Unexpected behaviour when grouping datetime column containing null-values, SeriesGroupby · Issue #10979 · pandas-dev/pandas (original) (raw)
I found some unexpected behaviour when looking for the group minima of a datetime column containing null values. It appears that when the min
method is called on a SeriesGroupBy
of dtype datetime64
with null values, the values are cast to floats before the minima are computed. Consider the following:
df = pd.DataFrame({'datetime': pd.date_range('20150903', periods=4),
'groups': ['a', 'b']*2})
df.loc[0, 'datetime'] = pd.NaT
In [357]: df.groupby('groups').datetime.min()
Out[357]:
groups
a NaN
b 1.441325e+18
Name: datetime, dtype: float64
The float
value of pd.NaT
is -2^63
and so it is determined to be the minimum of any group which contains it. The expected behaviour would be for null values to be ignored and the minima of the non-null values returned as datetime64
objects. Interestingly, the max
method seems to work as expected;
In [367]: df.groupby('groups').datetime.max()
Out[367]:
groups
a 2015-09-05
b 2015-09-06
Name: datetime, dtype: datetime64[ns]
The min
method of the DataFrameGroupBy
object is kind of half way between; it fails to ignore the null-values and gives pd.NaT
as the min of any group which contains it but it does return the correct data type:
In [369]: df.groupby('groups').min()
Out[369]:
datetime
groups
a NaT
b 2015-09-04
I tried to trace the source of the error and I got as far as the call to
self.grouper.aggregate(obj.value, how='min')
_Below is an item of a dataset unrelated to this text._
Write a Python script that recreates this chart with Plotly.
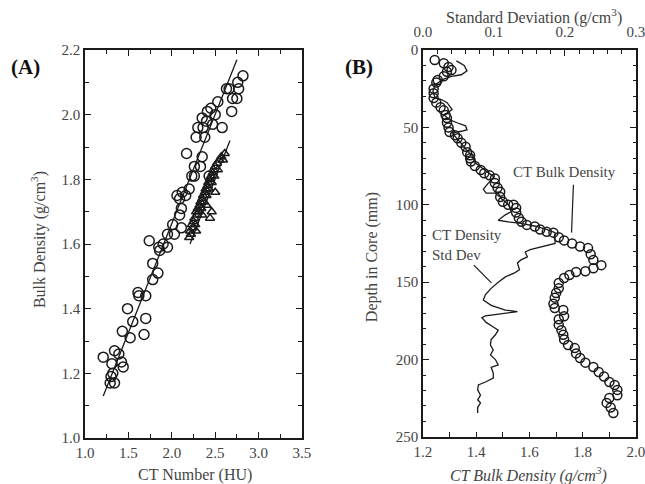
import plotly.graph_objects as go

# ---- Panel A: bulk density vs CT number ----
circ_ct = [1.21, 1.34, 1.39, 1.31, 1.42, 1.44, 1.29, 1.34, 1.32, 1.30,
           1.43, 1.52, 1.49, 1.55, 1.61, 1.62, 1.70, 1.68, 1.70, 1.74,
           1.78, 1.78, 1.84, 1.86, 1.90, 1.95, 1.95, 1.85, 2.03, 2.01,
           2.09, 2.11, 2.11, 2.16, 2.09, 2.06, 2.12, 2.20, 2.17, 2.26,
           2.23, 2.33, 2.35, 2.26, 2.28, 2.30, 2.38, 2.36, 2.35, 2.41,
           2.47, 2.45, 2.53, 2.58, 2.63, 2.69, 2.70, 2.66, 2.77, 2.76,
           2.82, 2.75, 2.43, 2.50, 2.40]
circ_bd = [1.25, 1.27, 1.26, 1.23, 1.235, 1.22, 1.17, 1.17, 1.20, 1.19,
           1.33, 1.31, 1.40, 1.36, 1.45, 1.44, 1.44, 1.32, 1.37, 1.61,
           1.54, 1.49, 1.51, 1.58, 1.60, 1.59, 1.63, 1.59, 1.63, 1.66,
           1.69, 1.65, 1.71, 1.75, 1.74, 1.75, 1.76, 1.77, 1.88, 1.81,
           1.81, 1.84, 1.87, 1.84, 1.93, 1.96, 1.93, 1.96, 1.99, 2.01,
           1.97, 2.02, 2.04, 1.96, 2.08, 2.01, 2.05, 2.08, 2.08, 2.10,
           2.12, 2.05, 1.81, 2.00, 1.98]

tri_ct = [2.20, 2.21, 2.22, 2.23, 2.24, 2.25, 2.26, 2.27, 2.28, 2.29,
          2.30, 2.31, 2.32, 2.33, 2.34, 2.35, 2.36, 2.37, 2.38, 2.39,
          2.40, 2.41, 2.42, 2.43, 2.44, 2.45, 2.46, 2.47, 2.48, 2.49,
          2.50, 2.52, 2.53, 2.55, 2.57, 2.59, 2.61, 2.44, 2.46, 2.40,
          2.50, 2.35, 2.28]
tri_bd = [1.62, 1.64, 1.63, 1.66, 1.65, 1.67, 1.68, 1.66, 1.70, 1.69,
          1.71, 1.70, 1.72, 1.73, 1.71, 1.74, 1.75, 1.73, 1.76, 1.77,
          1.75, 1.78, 1.79, 1.77, 1.80, 1.81, 1.79, 1.82, 1.83, 1.81,
          1.84, 1.85, 1.83, 1.86, 1.87, 1.86, 1.88, 1.68, 1.70, 1.72,
          1.76, 1.69, 1.64]

fit1_ct = [1.21, 2.75]
fit1_bd = [1.13, 2.17]
fit2_ct = [2.21, 2.67]
fit2_bd = [1.60, 1.92]

# ---- Panel B: density profile vs depth ----
prof_bd = [1.244, 1.278, 1.296, 1.307, 1.29, 1.278, 1.255, 1.25, 1.24, 1.24,
           1.24, 1.25, 1.266, 1.278, 1.285, 1.29, 1.29, 1.296, 1.30, 1.32,
           1.33, 1.344, 1.36, 1.366, 1.377, 1.377, 1.38, 1.395, 1.417, 1.43,
           1.45, 1.47, 1.47, 1.48, 1.49, 1.49, 1.50, 1.52, 1.54, 1.55,
           1.55, 1.56, 1.57, 1.59, 1.62, 1.64, 1.665, 1.69, 1.71, 1.73,
           1.76, 1.79, 1.82, 1.83, 1.84, 1.87, 1.84, 1.81, 1.775, 1.75,
           1.73, 1.71, 1.71, 1.70, 1.695, 1.69, 1.695, 1.727, 1.73, 1.71,
           1.71, 1.72, 1.727, 1.73, 1.745, 1.77, 1.775, 1.79, 1.81, 1.84,
           1.86, 1.88, 1.90, 1.92, 1.93, 1.93, 1.90, 1.89, 1.905, 1.915]
prof_depth = [6.5, 8.6, 11, 13, 14, 17, 19.4, 21, 25, 28,
              31, 34, 37, 39, 42, 44, 47, 50, 53, 55,
              57, 60, 62.5, 66, 68, 70, 72, 75, 77.5, 79.6,
              81, 83, 86, 89, 91.5, 95, 98, 100, 100, 102,
              105, 108.5, 111, 113, 114, 116, 117.5, 118, 121, 123,
              125, 127, 128, 132, 135.6, 139, 141, 143, 143.4, 145.4,
              147.3, 150.5, 154, 157, 160, 164, 166.7, 168, 172, 174,
              177.6, 181, 184, 187, 190.6, 192.6, 196, 199, 202, 204.8,
              208, 211, 214.5, 216.4, 219.6, 223, 224.8, 228, 231, 234.5]

sd_val = [0.047, 0.058, 0.062, 0.054, 0.040, 0.028, 0.017, 0.014, 0.017, 0.026,
          0.034, 0.041, 0.030, 0.037, 0.048, 0.060, 0.062, 0.054, 0.041, 0.048,
          0.055, 0.062, 0.069, 0.074, 0.100, 0.092, 0.085, 0.089, 0.106, 0.110,
          0.116, 0.122, 0.124, 0.116, 0.106, 0.120, 0.138, 0.157, 0.175, 0.186,
          0.186, 0.151, 0.144, 0.147, 0.138, 0.133, 0.136, 0.129, 0.116, 0.106,
          0.096, 0.088, 0.085, 0.096, 0.116, 0.133, 0.116, 0.088, 0.083, 0.089,
          0.099, 0.106, 0.102, 0.096, 0.095, 0.099, 0.095, 0.102, 0.106, 0.096,
          0.099, 0.099, 0.088, 0.078, 0.077, 0.081, 0.077, 0.081, 0.077, 0.077]
sd_depth = [7, 10, 13.5, 16, 17, 19, 22.6, 26.5, 31, 32,
            34, 38.5, 42, 45, 47, 49, 51.5, 52.5, 53.6, 57,
            61, 65, 68, 73, 82, 86, 90, 92.5, 92.5, 96,
            98, 101, 104.5, 106.5, 110, 111, 112, 113.7, 116, 118,
            125, 129, 130.5, 133.7, 135.6, 137.6, 142, 144, 146.6, 150,
            154, 158, 161.5, 165, 168, 169, 170, 171.8, 173, 176,
            179, 181, 184, 187, 190.6, 193.8, 197, 200, 203.5, 205,
            208.7, 212, 214.5, 216.4, 219.6, 223, 226, 228, 231, 234.5]

SERIF = "Liberation Serif, Times New Roman, serif"
INK = "#1a1a1a"
TXT = "#444444"

fig = go.Figure()

fig.add_trace(go.Scatter(x=fit1_ct, y=fit1_bd, mode="lines",
                         line=dict(color=INK, width=1.3), xaxis="x", yaxis="y"))
fig.add_trace(go.Scatter(x=fit2_ct, y=fit2_bd, mode="lines",
                         line=dict(color=INK, width=1.3), xaxis="x", yaxis="y"))
fig.add_trace(go.Scatter(x=circ_ct, y=circ_bd, mode="markers", xaxis="x", yaxis="y",
                         marker=dict(symbol="circle-open", size=10, color=INK,
                                     line=dict(width=1.5))))
fig.add_trace(go.Scatter(x=tri_ct, y=tri_bd, mode="markers", xaxis="x", yaxis="y",
                         marker=dict(symbol="triangle-up-open", size=8, color=INK,
                                     line=dict(width=1.5))))

fig.add_trace(go.Scatter(x=sd_val, y=sd_depth, mode="lines", xaxis="x3", yaxis="y2",
                         line=dict(color=INK, width=1.3)))
fig.add_trace(go.Scatter(x=prof_bd, y=prof_depth, mode="markers", xaxis="x2", yaxis="y2",
                         marker=dict(symbol="circle-open", size=9, color=INK,
                                     line=dict(width=1.5))))

axis_common = dict(showline=True, linecolor=INK, linewidth=1.5, ticks="inside",
                   tickcolor=INK, tickwidth=1.2, showgrid=False, zeroline=False,
                   automargin=False, ticklabeloverflow="allow",
                   tickfont=dict(family=SERIF, size=15, color=TXT))

fig.update_layout(
    width=645, height=484,
    margin=dict(t=0, r=0, b=0, l=0, autoexpand=False),
    paper_bgcolor="white", plot_bgcolor="white",
    showlegend=False,
    font=dict(family=SERIF, color=TXT),
    xaxis=dict(axis_common, domain=[0.1318, 0.4682], range=[1.0, 3.5], dtick=0.5,
               tick0=1.0, tickformat=".1f", ticklen=6, mirror="ticks", anchor="y",
               minor=dict(dtick=0.25, tick0=1.0, ticklen=4, ticks="inside",
                          tickcolor=INK, showgrid=False)),
    yaxis=dict(axis_common, domain=[0.095, 0.8967], range=[1.0, 2.2], dtick=0.2,
               tick0=1.0, tickformat=".1f", ticklen=6, mirror="ticks", anchor="x",
               minor=dict(dtick=0.1, tick0=1.0, ticklen=4, ticks="inside",
                          tickcolor=INK, showgrid=False)),
    xaxis2=dict(axis_common, domain=[0.6558, 0.986], range=[1.2, 2.0], dtick=0.2,
                tick0=1.2, tickformat=".1f", ticklen=5, anchor="y2",
                minor=dict(dtick=0.1, tick0=1.2, ticklen=5, ticks="inside",
                           tickcolor=INK, showgrid=False)),
    xaxis3=dict(axis_common, overlaying="x2", side="top", range=[0, 0.3], dtick=0.1,
                tick0=0, tickformat=".1f", ticklen=6, anchor="y2", ticklabelstandoff=5,
                minor=dict(dtick=0.02, tick0=0, ticklen=4, ticks="inside",
                           tickcolor=INK, showgrid=False)),
    yaxis2=dict(axis_common, domain=[0.0972, 0.8967], range=[250, 0], dtick=50,
                tick0=0, ticklen=6, mirror="ticks", anchor="x2",
                minor=dict(dtick=10, tick0=0, ticklen=3, ticks="inside",
                           tickcolor=INK, showgrid=False)),
)

ann = [
    dict(text="CT Number (HU)", x=0.302, y=0.019, size=16),
    dict(text="Bulk Density (g/cm<sup>3</sup>)", x=0.059, y=0.504, size=16, angle=-90),
    dict(text="Standard Deviation (g/cm<sup>3</sup>)", x=0.828, y=0.965, size=16),
    dict(text="<i>CT Bulk Density (g/cm<sup>3</sup>)</i>", x=0.819, y=0.019, size=16),
    dict(text="Depth in Core (mm)", x=0.577, y=0.469, size=16, angle=-90),
    dict(text="<b>(A)</b>", x=0.039, y=0.862, size=21, color="#111111"),
    dict(text="<b>(B)</b>", x=0.557, y=0.862, size=21, color="#111111"),
]
for a in ann:
    fig.add_annotation(text=a["text"], x=a["x"], y=a["y"], xref="paper", yref="paper",
                       xanchor="center", yanchor="middle",
                       showarrow=False, textangle=a.get("angle", 0),
                       font=dict(family=SERIF, size=a["size"], color=a.get("color", TXT)))

fig.add_annotation(text="CT Bulk Density", x=1.732, y=79, xref="x2", yref="y2",
                   showarrow=False, font=dict(family=SERIF, size=15, color=TXT))
fig.add_annotation(text="CT Density<br>Std Dev", x=1.225, y=126, xref="x2", yref="y2",
                   showarrow=False, xanchor="left", align="left",
                   font=dict(family=SERIF, size=15, color=TXT))

fig.add_shape(type="line", xref="x2", yref="y2", x0=1.765, y0=87, x1=1.758, y1=118,
              line=dict(color=INK, width=1.2))
fig.add_shape(type="line", xref="x2", yref="y2", x0=1.391, y0=139, x1=1.457, y1=150.5,
              line=dict(color=INK, width=1.2))

# page body has a default 8px margin; drop it so the figure fills the window
fig.write_html("out.html", config={"displayModeBar": False},
               post_script="document.body.style.margin='0';")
where 'obj' is a (the only) set of values in self._iterate_slices. Within self.grouper.aggregate
the lines
if is_datetime_or_timedelta_dtype(values.dtype):
values = values.view('int64')
and
if com.is_integer_dtype(result):
if len(result[result == tslib.iNaT]) > 0:
result = result.astype('float64')
result[result == tslib.iNaT] = np.nan
seem relevant. It might be worth noting that self.aggregate(lambda x: np.min(x, axis=self.axis)
has the desired output while self.aggregate(np.min)
does not. Also, changing the definition of the min
method to
min = _groupby_function('min', 'min', np.min, numeric_only=True)
fixes this particular problem.